Бонапарт был согласен с моей матерью в том, что не надобно говорить о политике, и некоторое время старался поддерживать общий разговор; но, я думаю, сами Нарбонн и Талейран не преуспели бы в этом. Несчастный Ромм, искавший в то время задачу, которую позже вынужден будет решить своею смертью, прежде всех расхохотался, глядя на странное выражение лиц, и предложил рассказывать истории. Бонапарт чрезвычайно любил такое препровождение вечернего времени и овладел разговором. Он тогда был не очень силен в повествовании, однако стал рассказывать множество отдельных происшествий, любопытных без всякого украшения и еще более занимательных в его собственном пересказе. Он говорил худо, делал грубые ошибки во французском языке, оказался невеждой в некоторых областях образования, но, несмотря на все это, слушать его было приятно. Однако разговор томился, и вскоре победила склонность к тому предмету, который занимал всех. Помню, что Салицетти, грустный, совсем не расположенный к веселости, прохаживался в самой малоосвещенной части гостиной и так скрипел своими сапогами, что наконец этот однообразный, неприятный звук вывел из терпения мою мать, которой и без того наскучило сонное состояние гостей.
— Салицетти! — сказала она с досадой. — Не угодно ли вам дать покой себе и другим?
Мысли Салицетти бродили далеко от чайного стола; он остановился, поглядел на мать мою и отвечал с учтивым выражением:
— Покорнейше благодарю! Я уже выпил две чашки.
И опять начал ходить и скрипеть.
Терпение не было главной добродетелью моей матери. Она встала, прошла через гостиную, взяла своей маленькой рукой руку Салицетти и повернула его кругом. Он изумился своему пируэту.
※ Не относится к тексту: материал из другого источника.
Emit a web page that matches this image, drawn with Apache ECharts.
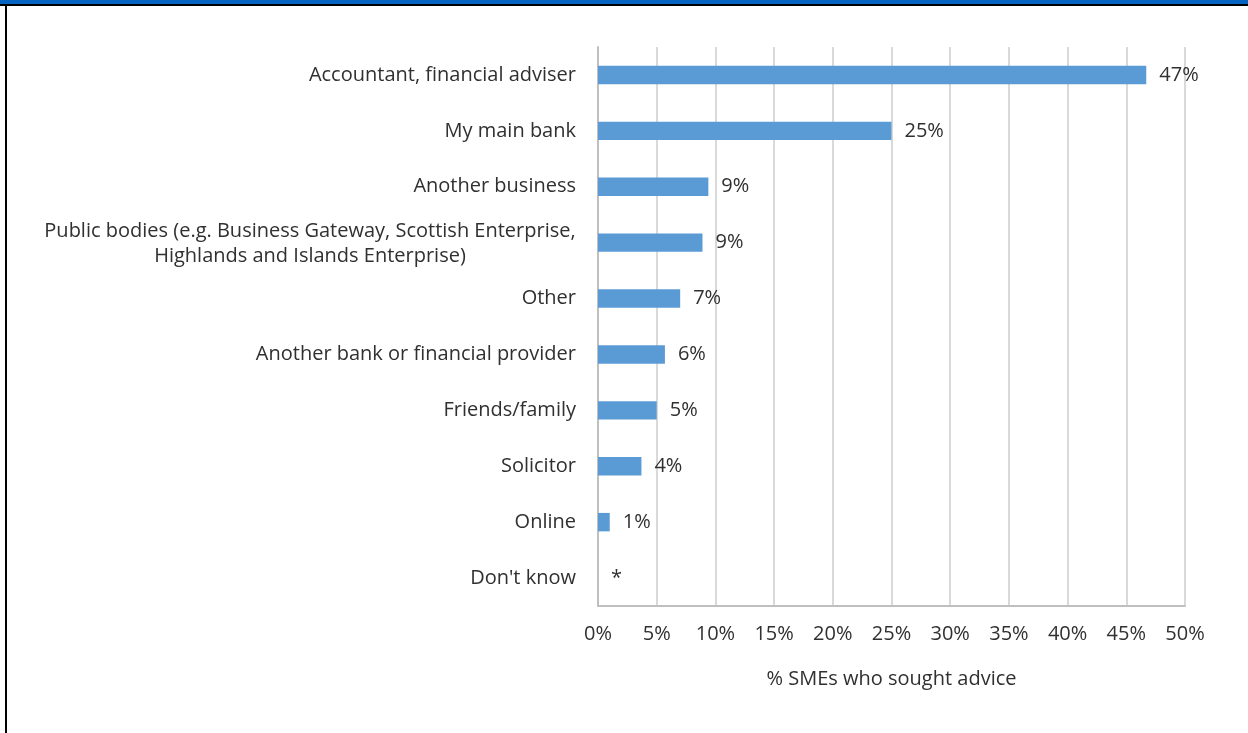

— Я люблю, мой милый Салицетти, — сказала она, — чтобы меня слушали, когда я говорю, и повиновались, когда я прошу. Знаю, что это немного самовластно, но что же прикажете делать? Я начинаю стареть и не могу принять новых правил, да и не хочу принимать их. Мы, женщины, теперь царицы без царства: нас свергли с трона, и я знаю это очень хорошо; но мы еще имеем некоторую власть в своем доме. По крайней мере тут я царица, и подданные обязаны повиноваться мне. Неужели же вы хотите уклониться от моей власти?